Crypto Glossary

Centralization

beginner
fundamentals

Last reviewed: December 18, 2025

Quick Definition

A system structure where control, decision-making authority, and data storage are concentrated in a single entity or small group rather than distributed across many participants.

Detailed Explanation

Centralization refers to organizational structures where power, control, and resources flow through a central authority or intermediary. In traditional finance, banks serve as centralized authorities managing customer funds, processing transactions, and maintaining account records. While centralization offers efficiency, speed, and user-friendly experiences, it creates single points of failure and requires users to trust the central authority with their assets and data. Understanding centralization is crucial for appreciating why blockchain and cryptocurrency represent revolutionary alternatives. Centralized systems can make quick decisions and provide customer support, but they also mean one entity controls your access, can freeze accounts, charges fees for services, and holds custody of assets. The contrast between centralization and decentralization forms the philosophical foundation of cryptocurrency, where removing central control aims to increase transparency, reduce corruption risks, and give users true ownership. Most people interact with centralized services daily through banks, payment processors, and online platforms, making this familiar concept the perfect starting point for understanding blockchain's decentralized alternative.

Common Questions

What is the main difference between centralization and decentralization in crypto?

Centralization means one entity controls the system, like a bank managing your money and deciding who can transact. Decentralization means control is distributed across many participants, like Bitcoin where thousands of computers worldwide validate transactions without any single authority. Centralized systems offer convenience and customer support but require trusting one party. Decentralized systems remove this trust requirement but may be less user-friendly initially. Understanding this difference helps you choose appropriate platforms based on your priorities for control versus convenience.

Are centralized crypto exchanges bad or dangerous?

Centralized exchanges aren't inherently bad but carry specific risks users should understand. They provide convenient trading, customer support, and familiar interfaces making crypto accessible to beginners. However, when you keep funds on centralized exchanges, they control your assets similar to banks. Exchange hacks, business failures, or account freezes can result in lost funds.
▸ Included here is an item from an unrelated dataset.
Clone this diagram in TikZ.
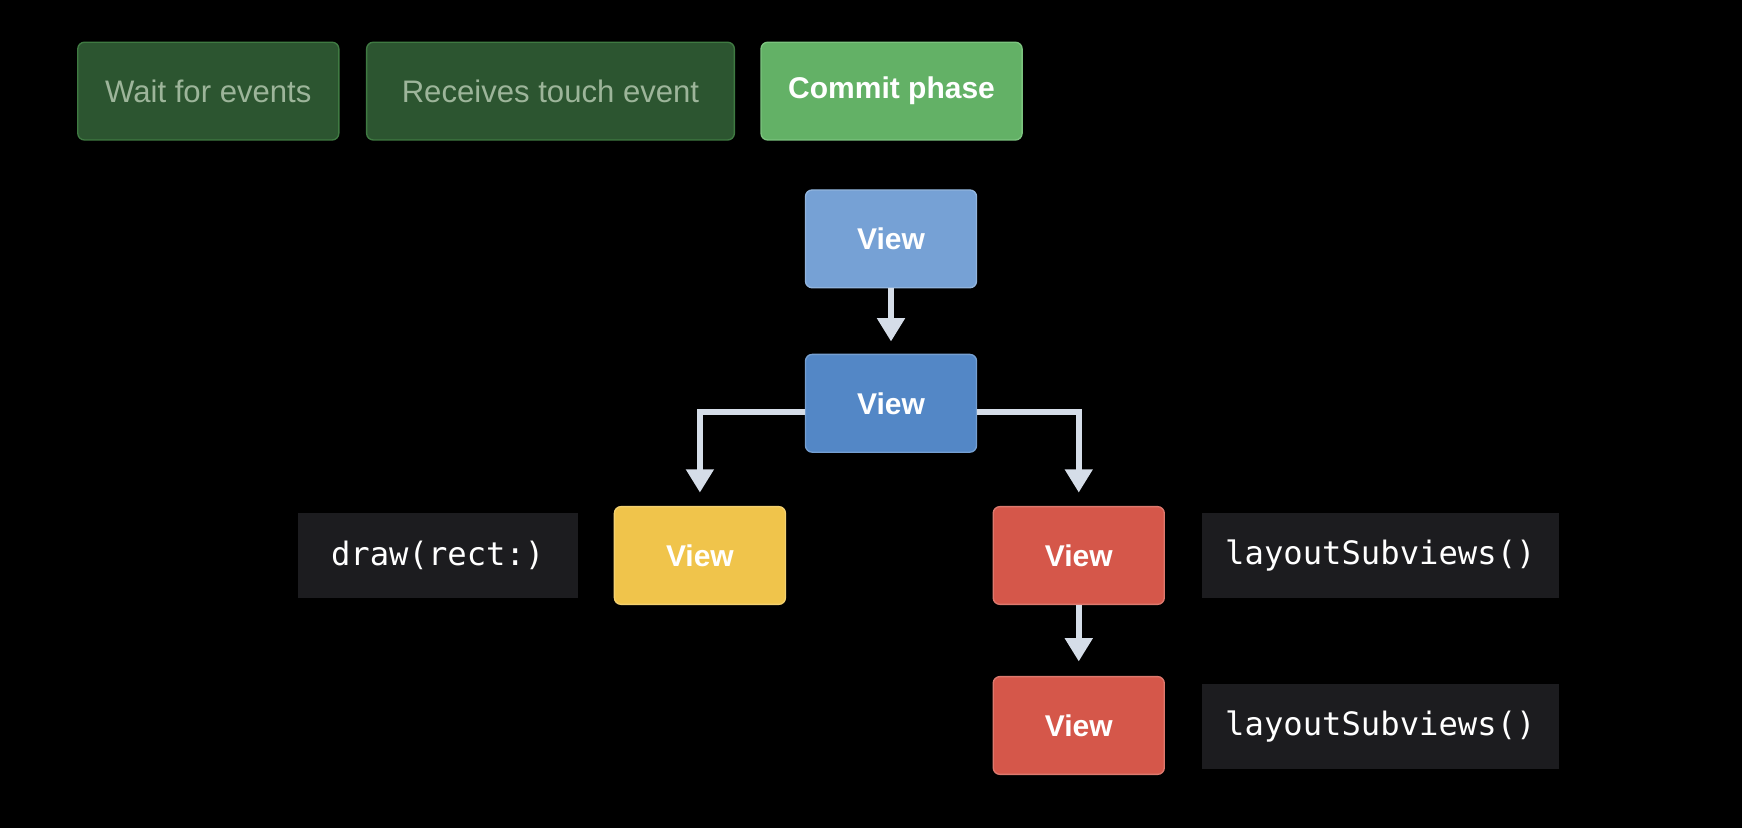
\documentclass[tikz,border=0pt]{standalone}
\usepackage{fontspec}
\setmainfont{Liberation Sans}
\setmonofont{DejaVu Sans Mono}
\usetikzlibrary{arrows.meta}
\definecolor{phasedark}{HTML}{2C5530}
\definecolor{phaseedge}{HTML}{3F7A42}
\definecolor{phasetext}{HTML}{9DB59A}
\definecolor{phaselight}{HTML}{63B166}
\definecolor{phaselightedge}{HTML}{7CC47F}
\definecolor{viewlight}{HTML}{76A1D5}
\definecolor{viewblue}{HTML}{5387C6}
\definecolor{viewyellow}{HTML}{F0C44B}
\definecolor{viewred}{HTML}{D5574A}
\definecolor{codebg}{HTML}{1C1C1F}
\definecolor{arrowgray}{HTML}{D5DDE8}
\begin{document}
\begin{tikzpicture}[x=1pt,y=-1pt,
	box/.style={rectangle,rounded corners=6pt,minimum height=88pt,inner sep=0pt,line width=1.2pt,font=\fontsize{28}{33}\selectfont},
	phase/.style={box,fill=phasedark,draw=phaseedge,text=phasetext},
	view/.style={box,minimum width=154pt,text=white,fill=#1,draw=#1!80!white,font=\bfseries\fontsize{27}{32}\selectfont},
	code/.style={rectangle,fill=codebg,minimum height=76pt,inner sep=0pt,text=white,font=\ttfamily\fontsize{29}{34}\selectfont},
	link/.style={draw=arrowgray,line width=5.5pt,-{Triangle[width=24pt,length=21pt]}}]
	\fill[black](0,0)rectangle(1568,745);
	\node(wait)at(187.5,82)[phase,minimum width=235pt]{Wait for events};
	\node(touch)at(495.5,82)[phase,minimum width=331pt]{Receives touch event};
	\node(commit)at(802.5,82)[box,minimum width=235pt,fill=phaselight,draw=phaselightedge,text=white,font=\bfseries\fontsize{27}{32}\selectfont]{Commit phase};
	\node(root)at(802,215)[view=viewlight]{View};
	\node(mid)at(802,363)[view=viewblue]{View};
	\node(drawn)at(630,500)[view=viewyellow]{View};
	\node(laid)at(971,500)[view=viewred]{View};
	\node(sub)at(971,653)[view=viewred]{View};
	\node(drawcode)at(394,500)[code,minimum width=252pt]{draw(rect:)};
	\node(laycode)at(1242.5,500)[code,minimum width=321pt]{layoutSubviews()};
	\node(subcode)at(1242.5,654)[code,minimum width=321pt]{layoutSubviews()};
	\draw[link,shorten >=11pt](root)--(mid);
	\draw[link,shorten >=12pt]([yshift=-8pt]mid.west)-|(drawn.north);
	\draw[link,shorten >=12pt]([yshift=-8pt]mid.east)-|(laid.north);
	\draw[link,shorten >=13pt](laid)--(sub);
\end{tikzpicture}
\end{document}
Many users successfully use centralized exchanges for trading while moving long-term holdings to personal wallets for true ownership. The key is understanding the tradeoff between convenience and control, then making informed decisions based on your needs and risk tolerance.

Why do centralized systems still exist in crypto if decentralization is the goal?

Centralized services persist in crypto because they solve practical problems for many users. Most people prefer familiar, user-friendly interfaces with customer support when learning crypto. Centralized exchanges provide easy fiat on-ramps, simple trading interfaces, and help when things go wrong. Complete decentralization requires technical knowledge many beginners lack. The crypto ecosystem includes both centralized convenience for accessibility and decentralized options for users prioritizing control. As you gain experience, you can gradually move toward more decentralized solutions while maintaining centralized services where they add value to your specific needs.

Common Misconceptions

Misconception:
All cryptocurrency platforms and services are decentralized because crypto itself is decentralized.
Reality:

Many cryptocurrency platforms operate with significant centralization despite crypto's decentralized foundation. Centralized exchanges like Coinbase, Binance, and Kraken control user funds and require trust similar to traditional banks. Even some blockchain projects have centralized elements in their governance or validation processes. True decentralization exists in networks like Bitcoin and Ethereum at the protocol level, but the services built around them often introduce centralization for convenience. Always research whether a specific platform is centralized or decentralized before trusting it with significant assets.

Misconception:
Centralization is always bad and decentralization is always better in cryptocurrency.
Reality:

Both centralization and decentralization offer distinct advantages depending on your needs and experience level. Centralized platforms provide faster customer support, easier account recovery, and more intuitive interfaces perfect for beginners. Decentralized systems offer greater control, censorship resistance, and eliminate single points of failure. Many successful crypto users strategically use both approaches, keeping active trading funds on centralized exchanges for convenience while storing long-term holdings in decentralized wallets for security. The best choice depends on your specific situation, technical comfort, and priorities rather than one approach being universally superior.

Misconception:
Centralized crypto services are just like traditional banks with no real difference.
Reality:

While centralized crypto services share some characteristics with banks, important differences exist. Many centralized crypto platforms don't have the same insurance protections, regulatory oversight, or legal requirements as traditional banks. Bank deposits typically have government insurance protecting your funds, while crypto exchange deposits often lack equivalent protection. Additionally, centralized crypto services can offer features impossible in traditional banking like 24/7 trading, instant global transfers, and access to thousands of digital assets. Understanding these differences helps you make informed decisions about where to keep funds and which protections you're actually receiving compared to traditional financial institutions.